Meine sehr verehrten Damen und Herren, wir als Deutsche haben doch eine ganz besondere geschichtliche Entwicklung.

(Zwischenruf Abg. Döring, SPD: Genau des- halb.)

Unsere Eltern und Großeltern haben erlebt, was Weltkriege für dramatische Folgen im letzten Jahrhundert hervorgebracht haben. Damit ist beides verbunden, es muss möglich sein, dass unsere Bevölkerung einem militärischen Vorgehen gegen den Irak skeptischer gegenübersteht und dass dies nicht als Antiamerikanismus gewertet wird. Aber uns Deutschen kommt auch aus der geschichtlichen Erfahrung ein wichtiger Auftrag zu, dass wir Diktatoren in dieser Welt frühzeitiger entgegentreten, denn es geht auch um die Menschen, die unter diesen Diktaturen leiden.

(Beifall bei der CDU)

Meine sehr verehrten Damen und Herren, Frieden heißt doch auch Gerechtigkeit, Menschenrechte für die Bevölkerung im Irak; Frieden heißt doch auch, humanitäre Katastrophen zu verhindern, da darf doch die Welt nicht wegschauen.

(Beifall bei der CDU)

Meine sehr verehrten Damen und Herren, halten Sie es für richtig, dass die UNO weggeschaut hat, als ein Massenmord in Ruanda durchgeführt wurde?

(Beifall bei der CDU)

Halten Sie es für richtig, dass die UNO weggeschaut hat, als Russland in Tschetschenien menschenverachtend gehandelt hat.

(Beifall bei der CDU)

(Zwischenruf Abg.
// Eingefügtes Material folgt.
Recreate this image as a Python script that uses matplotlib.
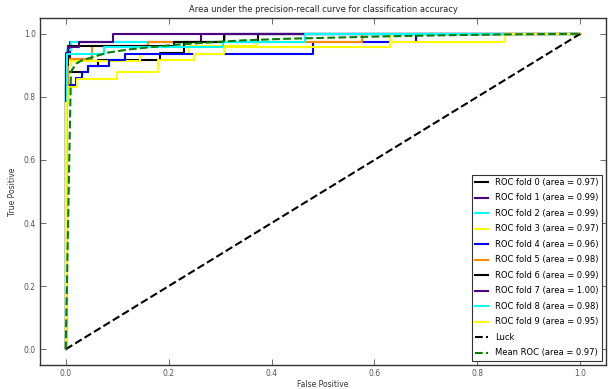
import matplotlib
matplotlib.use("Agg")
import matplotlib.pyplot as plt

# ROC curves of the 10 folds (staircases)
fold_colors = ['black', 'indigo', 'cyan', 'yellow', 'blue', 'darkorange',
               'black', 'indigo', 'cyan', 'yellow']
fold_auc = [0.97, 0.99, 0.99, 0.97, 0.96, 0.98, 0.99, 1.00, 0.98, 0.95]

fpr0 = [0, 0, 0.005, 0.005, 0.043, 0.043, 0.062, 0.062, 0.183, 0.183, 0.230, 0.230, 0.374, 0.374, 1]
tpr0 = [0, 0.84, 0.84, 0.88, 0.88, 0.898, 0.898, 0.918, 0.918, 0.94, 0.94, 0.973, 0.973, 1.0, 1.0]
fpr1 = [0, 0, 0.008, 0.008, 0.263, 0.263, 1]
tpr1 = [0, 0.92, 0.92, 0.975, 0.975, 1.0, 1.0]
fpr2 = [0, 0, 0.002, 0.002, 0.01, 0.01, 0.31, 0.31, 1]
tpr2 = [0, 0.88, 0.88, 0.95, 0.95, 0.975, 0.975, 1.0, 1.0]
fpr3 = [0, 0, 0.004, 0.004, 0.01, 0.01, 0.145, 0.145, 0.24, 0.24, 0.37, 0.37, 0.63, 0.63, 1]
tpr3 = [0, 0.82, 0.82, 0.90, 0.90, 0.915, 0.915, 0.937, 0.937, 0.96, 0.96, 0.975, 0.975, 1.0, 1.0]
fpr4 = [0, 0, 0.02, 0.02, 0.031, 0.031, 0.043, 0.043, 0.084, 0.084, 0.115, 0.115, 0.48, 0.48, 0.68, 0.68, 1]
tpr4 = [0, 0.838, 0.838, 0.859, 0.859, 0.88, 0.88, 0.898, 0.898, 0.918, 0.918, 0.937, 0.937, 0.975, 0.975, 1.0, 1.0]
fpr5 = [0, 0, 0.004, 0.004, 0.052, 0.052, 0.16, 0.16, 0.576, 0.576, 1]
tpr5 = [0, 0.78, 0.78, 0.92, 0.92, 0.96, 0.96, 0.975, 0.975, 1.0, 1.0]
fpr6 = [0, 0, 0.004, 0.004, 0.21, 0.21, 0.307, 0.307, 1]
tpr6 = [0, 0.90, 0.90, 0.96, 0.96, 0.975, 0.975, 1.0, 1.0]
fpr7 = [0, 0, 0.004, 0.004, 0.025, 0.025, 0.091, 0.091, 1]
tpr7 = [0, 0.94, 0.94, 0.958, 0.958, 0.975, 0.975, 1.0, 1.0]
fpr8 = [0, 0, 0.002, 0.002, 0.074, 0.074, 0.305, 0.305, 0.465, 0.465, 1]
tpr8 = [0, 0.78, 0.78, 0.937, 0.937, 0.958, 0.958, 0.975, 0.975, 1.0, 1.0]
fpr9 = [0, 0, 0.004, 0.004, 0.021, 0.021, 0.099, 0.099, 0.179, 0.179, 0.249, 0.249, 0.307, 0.307, 0.63, 0.63, 0.854, 0.854, 1]
tpr9 = [0, 0.78, 0.78, 0.83, 0.83, 0.857, 0.857, 0.878, 0.878, 0.918, 0.918, 0.937, 0.937, 0.958, 0.958, 0.975, 0.975, 1.0, 1.0]

fprs = [fpr0, fpr1, fpr2, fpr3, fpr4, fpr5, fpr6, fpr7, fpr8, fpr9]
tprs = [tpr0, tpr1, tpr2, tpr3, tpr4, tpr5, tpr6, tpr7, tpr8, tpr9]

mean_fpr = [0, 0.0101, 0.0202, 0.0303, 0.0505, 0.0808, 0.1212, 0.1616, 0.2121,
            0.2727, 0.3434, 0.4242, 0.5253, 0.6263, 0.7273, 0.8485, 1.0]
mean_tpr = [0, 0.88, 0.905, 0.915, 0.925, 0.94, 0.950, 0.957, 0.965,
            0.972, 0.979, 0.984, 0.988, 0.992, 0.995, 0.998, 1.0]
mean_auc = 0.97

plt.rcParams['font.family'] = 'DejaVu Sans'
plt.rcParams['font.size'] = 6

fig = plt.figure(figsize=(6.08, 3.89), dpi=100)
ax = fig.add_axes([0.0658, 0.0617, 0.9309, 0.892])

for i in range(10):
    ax.plot(fprs[i], tprs[i], color=fold_colors[i], lw=1.5,
            label='ROC fold %d (area = %0.2f)' % (i, fold_auc[i]))

ax.plot([0, 1], [0, 1], linestyle='--', lw=1.5, color='k', label='Luck')
ax.plot(mean_fpr, mean_tpr, color='g', linestyle='--', lw=1.5,
        label='Mean ROC (area = %0.2f)' % mean_auc)

ax.set_xlim([-0.05, 1.05])
ax.set_ylim([-0.05, 1.05])
ax.set_xticks([0, 0.2, 0.4, 0.6, 0.8, 1.0])
ax.set_yticks([0, 0.2, 0.4, 0.6, 0.8, 1.0])
ax.set_xlabel('False Positive', fontsize=5.5, color='#333333', labelpad=1)
ax.set_ylabel('True Positive', fontsize=5.5, color='#333333', labelpad=5)
ax.set_title('Area under the precision-recall curve for classification accuracy',
             fontsize=6, color='#222222', pad=4)
ax.tick_params(direction='in', top=True, right=True, length=4, width=0.6,
               colors='#555555', labelsize=5.5, pad=3)
for s in ax.spines.values():
    s.set_color('#333333')
    s.set_linewidth(1.0)

leg = ax.legend(loc='lower right', fontsize=6, handlelength=1.6, labelspacing=0.78,
                borderaxespad=0.5, fancybox=False, framealpha=1)
leg.get_frame().set_edgecolor('#333333')
leg.get_frame().set_linewidth(0.8)

fig.savefig('out.png', dpi=100)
Buse, PDS: Ist das jetzt eine Begründung für einen neuen Korea- Krieg?)

Nein, meine sehr verehrten Damen und Herren, es herrschen schon seit Jahren keine Zustände von Frieden und Gerechtigkeit im Irak. Deshalb bitte ich auch, bei unserer Debatte an die Menschen im Irak zu denken und auch an ihr Schicksal.